═══ Raw records

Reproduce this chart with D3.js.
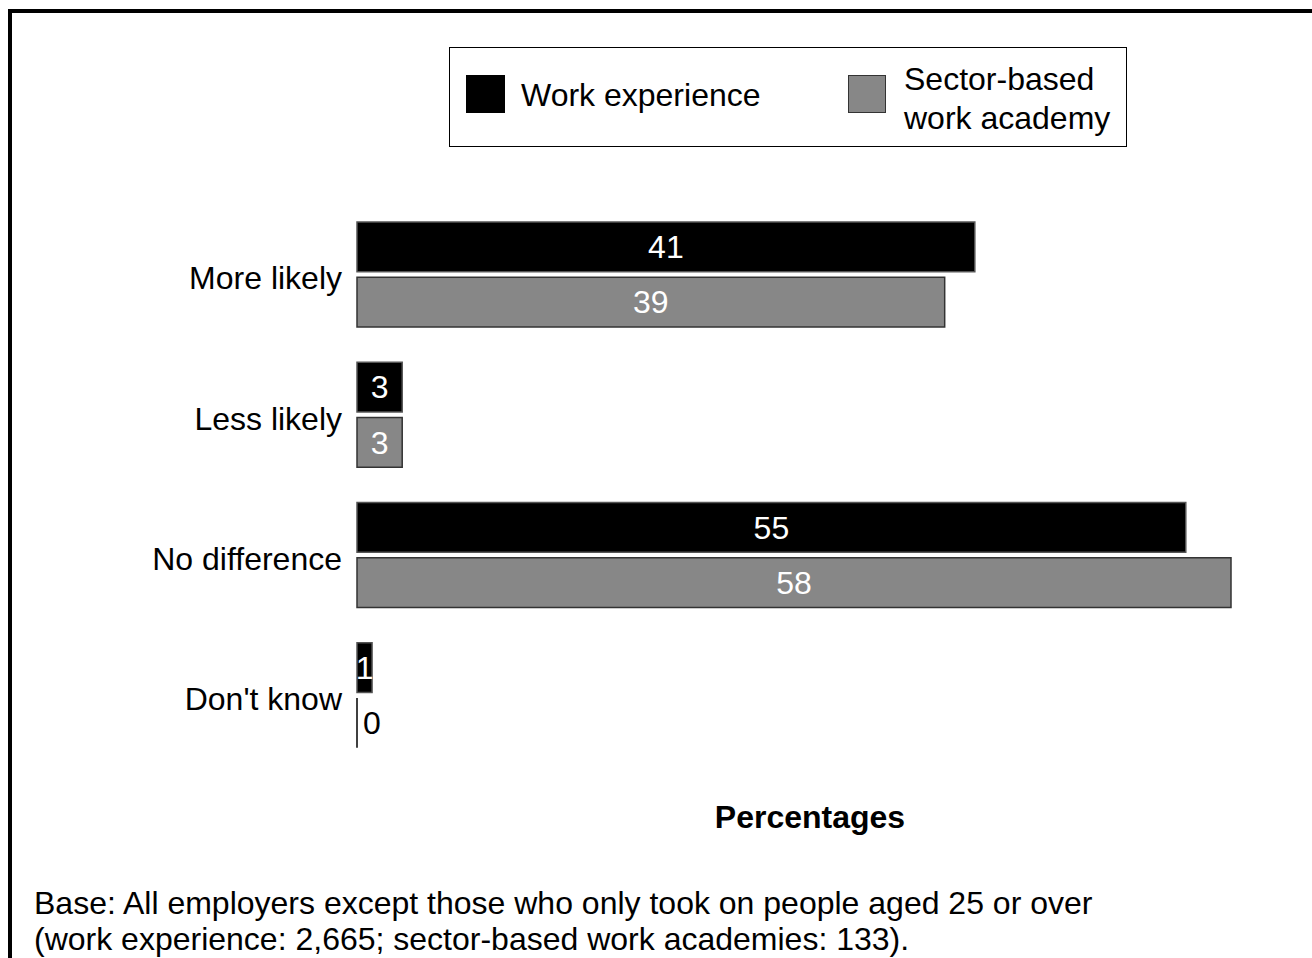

══════
═══ Raw records

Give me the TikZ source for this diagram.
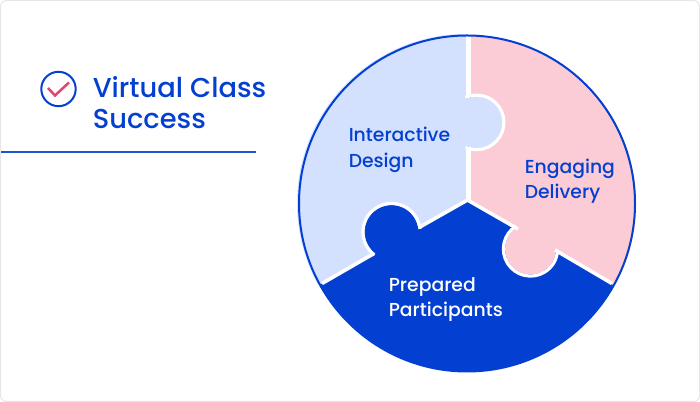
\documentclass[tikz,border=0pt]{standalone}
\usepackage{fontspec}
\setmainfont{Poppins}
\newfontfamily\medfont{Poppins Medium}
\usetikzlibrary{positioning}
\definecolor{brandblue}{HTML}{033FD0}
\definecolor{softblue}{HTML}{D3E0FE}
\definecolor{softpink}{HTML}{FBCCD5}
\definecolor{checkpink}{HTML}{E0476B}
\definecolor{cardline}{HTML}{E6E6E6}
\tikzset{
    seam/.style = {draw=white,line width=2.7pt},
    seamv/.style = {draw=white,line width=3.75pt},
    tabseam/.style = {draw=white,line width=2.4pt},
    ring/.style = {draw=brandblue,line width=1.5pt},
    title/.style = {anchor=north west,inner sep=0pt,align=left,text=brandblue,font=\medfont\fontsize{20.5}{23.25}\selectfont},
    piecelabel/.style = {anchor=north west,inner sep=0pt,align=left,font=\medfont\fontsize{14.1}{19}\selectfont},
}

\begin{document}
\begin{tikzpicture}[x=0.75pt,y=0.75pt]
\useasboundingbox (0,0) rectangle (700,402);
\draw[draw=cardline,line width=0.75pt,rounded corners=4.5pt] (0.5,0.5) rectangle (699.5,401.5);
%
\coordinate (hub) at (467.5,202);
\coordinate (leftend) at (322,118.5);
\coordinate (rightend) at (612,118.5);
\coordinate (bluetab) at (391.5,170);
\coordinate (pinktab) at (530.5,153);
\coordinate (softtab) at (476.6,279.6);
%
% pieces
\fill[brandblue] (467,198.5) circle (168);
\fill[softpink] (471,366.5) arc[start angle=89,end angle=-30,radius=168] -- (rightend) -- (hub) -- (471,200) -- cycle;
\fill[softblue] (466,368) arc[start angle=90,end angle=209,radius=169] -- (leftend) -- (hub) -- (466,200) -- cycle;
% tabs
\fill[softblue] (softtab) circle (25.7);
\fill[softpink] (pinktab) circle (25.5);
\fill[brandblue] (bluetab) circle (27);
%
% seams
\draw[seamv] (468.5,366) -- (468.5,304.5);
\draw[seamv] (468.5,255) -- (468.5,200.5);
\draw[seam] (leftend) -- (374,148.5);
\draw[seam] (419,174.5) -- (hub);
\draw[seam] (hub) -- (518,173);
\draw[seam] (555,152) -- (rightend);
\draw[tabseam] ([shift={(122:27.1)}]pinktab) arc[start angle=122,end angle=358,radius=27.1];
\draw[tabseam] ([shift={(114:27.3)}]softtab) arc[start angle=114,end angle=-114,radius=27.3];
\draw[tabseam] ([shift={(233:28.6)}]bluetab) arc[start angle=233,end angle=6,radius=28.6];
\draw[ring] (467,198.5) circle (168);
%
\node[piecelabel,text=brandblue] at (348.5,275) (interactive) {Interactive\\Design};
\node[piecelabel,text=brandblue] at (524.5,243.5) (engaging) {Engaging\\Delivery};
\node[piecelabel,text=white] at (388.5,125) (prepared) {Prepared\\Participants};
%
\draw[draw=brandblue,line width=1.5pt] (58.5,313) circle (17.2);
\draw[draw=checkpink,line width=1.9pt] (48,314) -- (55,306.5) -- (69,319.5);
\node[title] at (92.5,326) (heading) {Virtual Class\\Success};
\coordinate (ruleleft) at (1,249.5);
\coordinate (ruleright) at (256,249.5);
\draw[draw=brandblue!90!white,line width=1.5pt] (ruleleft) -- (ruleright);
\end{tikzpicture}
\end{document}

══════

**Problem to solve**. Gather all lines from the records above in which "this" appears.

**Correct result**.
Reproduce this chart with D3.js.
Give me the TikZ source for this diagram.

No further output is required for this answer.